“So, I bought a dressage saddle,” I texted Boyfriend. I had just loaded my precious cargo into the backseat, and figured I owed it to him to let him know why we might not be able to afford next month’s rent.
“OK,” he responded.
I breathed a sigh of relief. Good — he wasn’t going to ask me how much it cost. I was in the clear!
A dressage saddle had been at the top of my shopping list for a long time. I’d done plenty of research and comparison between brands and models and spent countless hours drooling in the saddle section of my local tack shop. The price tag was always a deterrent, but I was determined to save enough money to buy a saddle that fit my horse’s back and my rear end like a glove.
As fate would have it, there was a local tack swap that weekend. I had no intention of buying anything (yeah, right), but I somehow found myself drawn to the saddle section, squeezing through the jostling crowd in a trancelike state.
I found it. It was a used saddle, yes, but in terrific shape. It included stirrup leathers, a cover and adjustable gullets so I could find the right fit for my rotund pony. Also, when I sat in it, my butt was so happy that I felt like breaking out into song and dance. It was meant to be.
Despite my starry eyed moment of shopping kismet, I wanted to be absolutely sure that dropping nearly a paycheck’s worth of money was worth it. I hemmed and hawed, walked away from the saddle and came shooting back like a rubber band. Yep, that thing was mine.
As I carried it lovingly through the checkout line, the conscience that’d been beaten down by years of tack and horse shopping chirped its tiresome warning in the back of my mind. “What were you thinking?!” it demanded. “You don’t need this! Just wait. You’ll regret it.”
“Nope,” I thought, prodding my conscience back with the bedazzled riding crop I’d also purchased. “I’ve been looking at this saddle brand for months. It’s in like-new condition, and it cost half of what it would’ve cost new. Plus, it’s shiny! I like shiny things. And think of how cute Onyx will look all spiffed up in his new saddle!”
“Well, when you put it that way …” my conscience grumbled, defeated once more.
It’s true; my horse did look mighty snappy in his new saddle. I half expected the buyer’s remorse to kick in with a vengeance as I wiped the saddle down and put it in the tack room; thankfully, all I could think about was what saddle pad colors and patterns I could find online that night. My only fear was that poor Boyfriend would go into cardiac arrest if he found out how much I’d spent on my fancy new toy.
“No, not a toy. A tool,” I corrected myself. “A practical, necessary tool for training and competition. There’s nothing frivolous about it.” With that, I drove home, still basking in a satisfied glow.
But later that evening, Boyfriend asked me the question I had been dreading since that morning.
“So … how much did that saddle cost?”
I was a deer caught in the headlights of truth and fiscal responsibility. Thinking I was being crafty, I first told him the saddle’s retail price, followed by how much I paid for it used. “It cost half of what it would’ve cost new!” I proudly proclaimed.

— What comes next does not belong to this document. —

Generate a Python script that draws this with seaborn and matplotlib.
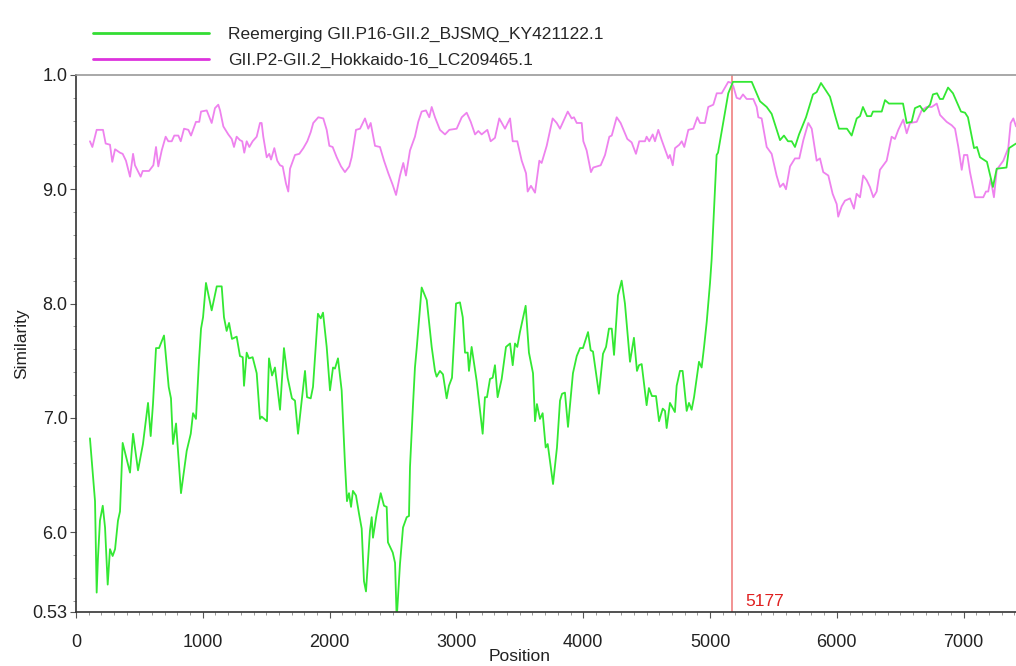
import numpy as np
import pandas as pd
import matplotlib
matplotlib.use("Agg")
import matplotlib.pyplot as plt
from matplotlib.lines import Line2D
from matplotlib.ticker import MultipleLocator
import seaborn as sns

# ---------------- data ----------------
series_names = ["Reemerging GII.P16-GII.2_BJSMQ_KY421122.1",
                "GII.P2-GII.2_Hokkaido-16_LC209465.1"]

green_pos = [110, 150, 163, 173, 189, 211, 229, 250, 268, 289, 308, 331, 347, 368, 426, 450, 489, 528, 552, 568,
             589, 607, 631, 655, 694, 731, 749, 765, 789, 828, 873, 905, 923, 946, 970, 986, 1002, 1025, 1070, 1110,
             1149, 1167, 1188, 1207, 1230, 1267, 1293, 1315, 1325, 1346, 1364, 1393, 1425, 1451, 1464, 1506, 1522,
             1546, 1569, 1609, 1640, 1669, 1703, 1727, 1751, 1806, 1822, 1851, 1869, 1908, 1930, 1948, 1977, 2003,
             2027, 2042, 2066, 2095, 2121, 2137, 2153, 2169, 2184, 2208, 2232, 2253, 2271, 2287, 2318, 2332, 2342,
             2371, 2403, 2429, 2450, 2460, 2498, 2516, 2529, 2555, 2579, 2608, 2626, 2634, 2658, 2673, 2687, 2726,
             2766, 2805, 2831, 2844, 2870, 2894, 2923, 2941, 2965, 2997, 3028, 3050, 3068, 3089, 3099, 3120, 3160,
             3207, 3225, 3241, 3265, 3286, 3304, 3325, 3357, 3391, 3423, 3444, 3462, 3480, 3501, 3546, 3572, 3604,
             3620, 3635, 3659, 3680, 3704, 3720, 3762, 3793, 3817, 3833, 3856, 3880, 3919, 3949, 3975, 3998, 4038,
             4059, 4077, 4124, 4156, 4180, 4203, 4225, 4243, 4274, 4303, 4329, 4369, 4400, 4424, 4440, 4461, 4500,
             4518, 4542, 4574, 4598, 4627, 4645, 4658, 4684, 4723, 4737, 4763, 4784, 4816, 4834, 4855, 4874, 4913,
             4934, 4953, 4974, 5000, 5013, 5052, 5063, 5144, 5181, 5329, 5394, 5447, 5486, 5552, 5583, 5615, 5644,
             5670, 5702, 5757, 5812, 5841, 5875, 5899, 5946, 5993, 6017, 6080, 6117, 6157, 6183, 6206, 6238, 6270,
             6285, 6354, 6380, 6411, 6522, 6551, 6590, 6616, 6656, 6687, 6735, 6758, 6790, 6813, 6837, 6877, 6916,
             6979, 7011, 7034, 7082, 7105, 7129, 7184, 7231, 7261, 7338, 7358, 7413]
green_sim = [0.682, 0.627, 0.547, 0.577, 0.610, 0.623, 0.604, 0.554, 0.585, 0.579, 0.585, 0.610, 0.618, 0.678,
             0.652, 0.686, 0.654, 0.677, 0.699, 0.713, 0.684, 0.712, 0.761, 0.761, 0.772, 0.727, 0.717, 0.677,
             0.695, 0.634, 0.671, 0.686, 0.704, 0.699, 0.750, 0.778, 0.788, 0.818, 0.794, 0.815, 0.815, 0.788,
             0.776, 0.783, 0.769, 0.771, 0.754, 0.753, 0.728, 0.757, 0.752, 0.753, 0.739, 0.699, 0.701, 0.697,
             0.752, 0.737, 0.744, 0.707, 0.761, 0.735, 0.717, 0.715, 0.686, 0.741, 0.718, 0.717, 0.727, 0.791,
             0.787, 0.792, 0.762, 0.724, 0.744, 0.743, 0.752, 0.724, 0.660, 0.627, 0.634, 0.622, 0.636, 0.632,
             0.616, 0.603, 0.557, 0.548, 0.601, 0.613, 0.595, 0.616, 0.634, 0.623, 0.622, 0.591, 0.582, 0.573,
             0.524, 0.572, 0.604, 0.613, 0.614, 0.657, 0.712, 0.744, 0.761, 0.814, 0.803, 0.762, 0.741, 0.736,
             0.741, 0.738, 0.717, 0.728, 0.735, 0.800, 0.801, 0.788, 0.757, 0.757, 0.741, 0.762, 0.732, 0.686,
             0.718, 0.718, 0.734, 0.735, 0.746, 0.718, 0.734, 0.762, 0.765, 0.746, 0.765, 0.762, 0.775, 0.798,
             0.757, 0.739, 0.697, 0.712, 0.699, 0.704, 0.674, 0.677, 0.642, 0.674, 0.715, 0.721, 0.722, 0.692,
             0.739, 0.754, 0.761, 0.761, 0.775, 0.759, 0.758, 0.721, 0.756, 0.762, 0.778, 0.778, 0.755, 0.807,
             0.820, 0.800, 0.749, 0.770, 0.741, 0.746, 0.747, 0.711, 0.726, 0.719, 0.719, 0.697, 0.708, 0.706,
             0.691, 0.713, 0.705, 0.728, 0.741, 0.741, 0.706, 0.713, 0.707, 0.718, 0.749, 0.744, 0.762, 0.784,
             0.818, 0.839, 0.930, 0.932, 0.984, 0.994, 0.994, 0.977, 0.972, 0.966, 0.943, 0.947, 0.942, 0.942,
             0.937, 0.948, 0.963, 0.983, 0.985, 0.993, 0.989, 0.981, 0.962, 0.953, 0.953, 0.947, 0.962, 0.964,
             0.972, 0.964, 0.964, 0.968, 0.968, 0.978, 0.975, 0.975, 0.958, 0.959, 0.971, 0.973, 0.968, 0.974,
             0.983, 0.984, 0.979, 0.979, 0.989, 0.984, 0.968, 0.967, 0.963, 0.936, 0.937, 0.928, 0.924, 0.902,
             0.918, 0.919, 0.936, 0.940]

violet_pos = [110, 129, 163, 213, 234, 268, 286, 308, 347, 368, 394, 426, 450, 465, 510, 526, 576, 610, 631, 649,
              676, 707, 728, 755, 775, 807, 826, 852, 886, 907, 946, 972, 986, 1031, 1070, 1096, 1122, 1136, 1162,
              1201, 1228, 1246, 1267, 1293, 1311, 1327, 1346, 1367, 1393, 1425, 1451, 1464, 1477, 1504, 1524, 1538,
              1564, 1587, 1609, 1630, 1656, 1674, 1688, 1727, 1761, 1793, 1824, 1851, 1871, 1911, 1950, 1977, 1998,
              2024, 2056, 2090, 2121, 2155, 2174, 2208, 2240, 2279, 2305, 2324, 2358, 2397, 2429, 2463, 2497, 2524,
              2555, 2581, 2602, 2634, 2673, 2699, 2726, 2760, 2786, 2805, 2831, 2870, 2910, 2944, 3002, 3042, 3081,
              3113, 3147, 3173, 3199, 3244, 3270, 3304, 3338, 3383, 3423, 3444, 3480, 3515, 3549, 3562, 3588, 3620,
              3654, 3672, 3712, 3759, 3791, 3817, 3878, 3909, 3927, 3949, 3988, 4001, 4027, 4061, 4079, 4138, 4172,
              4206, 4225, 4264, 4295, 4348, 4382, 4416, 4442, 4487, 4500, 4521, 4548, 4566, 4592, 4619, 4645, 4671,
              4684, 4706, 4724, 4758, 4777, 4797, 4829, 4868, 4900, 4921, 4960, 4986, 5026, 5053, 5092, 5144, 5171,
              5184, 5210, 5236, 5260, 5289, 5341, 5368, 5381, 5407, 5447, 5486, 5525, 5552, 5578, 5599, 5631, 5670,
              5704, 5736, 5775, 5802, 5841, 5867, 5893, 5933, 5967, 5999, 6011, 6038, 6064, 6104, 6135, 6156, 6183,
              6208, 6235, 6261, 6288, 6314, 6340, 6393, 6432, 6458, 6485, 6524, 6551, 6577, 6630, 6669, 6708, 6748,
              6788, 6814, 6866, 6906, 6932, 6958, 6985, 7003, 7029, 7050, 7090, 7155, 7176, 7194, 7213, 7239, 7261,
              7313, 7352, 7371, 7392, 7413]
violet_sim = [0.942, 0.937, 0.952, 0.952, 0.940, 0.939, 0.924, 0.935, 0.932, 0.931, 0.925, 0.911, 0.931, 0.921,
              0.911, 0.916, 0.916, 0.921, 0.937, 0.920, 0.934, 0.946, 0.942, 0.942, 0.947, 0.947, 0.942, 0.953,
              0.952, 0.947, 0.959, 0.959, 0.968, 0.969, 0.958, 0.971, 0.974, 0.969, 0.955, 0.948, 0.944, 0.937,
              0.946, 0.943, 0.942, 0.932, 0.942, 0.937, 0.942, 0.946, 0.958, 0.958, 0.946, 0.928, 0.931, 0.926,
              0.936, 0.925, 0.921, 0.920, 0.905, 0.898, 0.918, 0.930, 0.931, 0.936, 0.942, 0.950, 0.958, 0.963,
              0.962, 0.952, 0.938, 0.937, 0.928, 0.920, 0.915, 0.920, 0.928, 0.952, 0.953, 0.962, 0.953, 0.958,
              0.938, 0.937, 0.925, 0.914, 0.904, 0.895, 0.912, 0.923, 0.912, 0.934, 0.946, 0.959, 0.968, 0.969,
              0.963, 0.972, 0.963, 0.952, 0.948, 0.952, 0.953, 0.963, 0.967, 0.959, 0.948, 0.951, 0.948, 0.952,
              0.942, 0.945, 0.962, 0.953, 0.962, 0.942, 0.942, 0.925, 0.914, 0.898, 0.903, 0.897, 0.925, 0.923,
              0.938, 0.962, 0.958, 0.953, 0.968, 0.962, 0.963, 0.958, 0.958, 0.942, 0.934, 0.915, 0.919, 0.921,
              0.930, 0.946, 0.947, 0.963, 0.958, 0.944, 0.941, 0.931, 0.942, 0.942, 0.946, 0.942, 0.948, 0.942,
              0.952, 0.943, 0.935, 0.927, 0.930, 0.921, 0.936, 0.939, 0.942, 0.937, 0.952, 0.953, 0.963, 0.958,
              0.958, 0.972, 0.974, 0.984, 0.984, 0.994, 0.993, 0.990, 0.980, 0.979, 0.983, 0.979, 0.979, 0.972,
              0.963, 0.962, 0.937, 0.931, 0.912, 0.902, 0.905, 0.900, 0.920, 0.927, 0.927, 0.943, 0.958, 0.953,
              0.925, 0.927, 0.915, 0.912, 0.896, 0.887, 0.876, 0.885, 0.890, 0.892, 0.883, 0.896, 0.893, 0.912,
              0.908, 0.902, 0.893, 0.898, 0.917, 0.925, 0.946, 0.944, 0.952, 0.961, 0.949, 0.958, 0.959, 0.969,
              0.972, 0.972, 0.975, 0.965, 0.959, 0.956, 0.953, 0.937, 0.917, 0.930, 0.930, 0.915, 0.893, 0.893,
              0.898, 0.898, 0.909, 0.893, 0.917, 0.925, 0.936, 0.958, 0.962, 0.955]

breakpoint_pos = 5177
y_tick_values = [0.53, 0.6, 0.7, 0.8, 0.9, 1.0]
y_tick_labels = ["0.53", "6.0", "7.0", "8.0", "9.0", "1.0"]
x_tick_values = [0, 1000, 2000, 3000, 4000, 5000, 6000, 7000]

# ---------------- styling ----------------
sns.set_theme(style="white")
plt.rcParams["font.family"] = ["Liberation Sans", "DejaVu Sans"]

line_colors = {series_names[0]: "#33e833", series_names[1]: "#ee82ee"}
legend_colors = ["#33dd33", "#dd33dd"]

df = pd.concat([
    pd.DataFrame({"Position": green_pos, "Similarity": green_sim, "Series": series_names[0]}),
    pd.DataFrame({"Position": violet_pos, "Similarity": violet_sim, "Series": series_names[1]}),
], ignore_index=True)

fig = plt.figure(figsize=(10.16, 6.66), dpi=100)
ax = fig.add_axes([76 / 1016, 1 - 612 / 666, 1 - 76 / 1016, (612 - 75) / 666])

# draw violet first so green is on top
sns.lineplot(data=df, x="Position", y="Similarity", hue="Series",
             hue_order=[series_names[1], series_names[0]],
             palette=line_colors, estimator=None, sort=False, legend=False,
             linewidth=1.3, ax=ax)

ax.axvline(breakpoint_pos, color="#f08080", linewidth=1.2, zorder=1)
ax.text(breakpoint_pos + 100, 0.539, str(breakpoint_pos), color="#e02020",
        fontsize=12.5, ha="left", va="center")

ax.set_xlim(0, 7413)
ax.set_ylim(0.53, 1.0)
ax.set_xticks(x_tick_values)
ax.set_xticklabels([str(v) for v in x_tick_values], fontsize=13)
ax.xaxis.set_minor_locator(MultipleLocator(100))
ax.set_yticks(y_tick_values)
ax.set_yticklabels(y_tick_labels, fontsize=13)
ax.yaxis.set_minor_locator(MultipleLocator(0.02))
ax.tick_params(axis="x", which="major", direction="out", length=4, width=0.8,
               color="#555555", labelcolor="#222222", pad=12, bottom=True)
ax.tick_params(axis="y", which="major", direction="out", length=4, width=0.8,
               color="#555555", labelcolor="#222222", pad=2, left=True)
ax.tick_params(axis="both", which="minor", direction="out", length=2, width=0.6,
               color="#888888", bottom=True, left=True)

ax.set_xlabel("Position", fontsize=12.5, color="#222222")
ax.xaxis.set_label_coords(0.472, -0.069)
ax.set_ylabel("Similarity", fontsize=12.5, color="#222222")
ax.yaxis.set_label_coords(-0.05, 0.5)

for side in ["left", "bottom"]:
    ax.spines[side].set_color("#333333")
    ax.spines[side].set_linewidth(1.2)
ax.spines["top"].set_color("#999999")
ax.spines["top"].set_linewidth(1.2)
ax.spines["right"].set_visible(False)

handles = [Line2D([], [], color=legend_colors[0], linewidth=2),
           Line2D([], [], color=legend_colors[1], linewidth=2)]
fig.legend(handles, series_names, loc="lower left",
           bbox_to_anchor=(93 / 1016, 1 - 68 / 666), frameon=False,
           fontsize=12.5, handlelength=6.7, handletextpad=1.1,
           labelspacing=0.62, borderpad=0, borderaxespad=0)

fig.savefig("out.png", dpi=100)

Boyfriend isn’t stupid. “You just told me the retail price first so I wouldn’t be shocked by what you actually paid for it, didn’t you?”
But before I could say anything, he continued, “I get it. We both have expensive hobbies. My computer’s graphics card cost a lot, even though I nabbed it on sale. If it’s something that you’ve wanted for a long time and you can afford it, go for it. Horses make you happy, and nothing would make me happier than seeing you sit comfortably in a gleaming saddle as you and your horse half-pass your way to glory.” ***
While not a horsey person at all, Boyfriend has always been supportive of my expensive hobby. He has put up with countless hours of verbal analysis of jumping courses, training methods and cross-country helmet cam videos, not to mention my childlike squealing over cute ponies and tack catalogs. And now, when faced with a price tag that would make any sensible person’s blood freeze, he proved that he is quite insane (in the best possible way). In short, I’m a lucky lady. I think I’ll keep him around a while.
Go Tack Shopping. Go Eventing.
*** Okay, so the last sentence may be slightly exaggerated. But I’m sure that deep down, he was thinking it.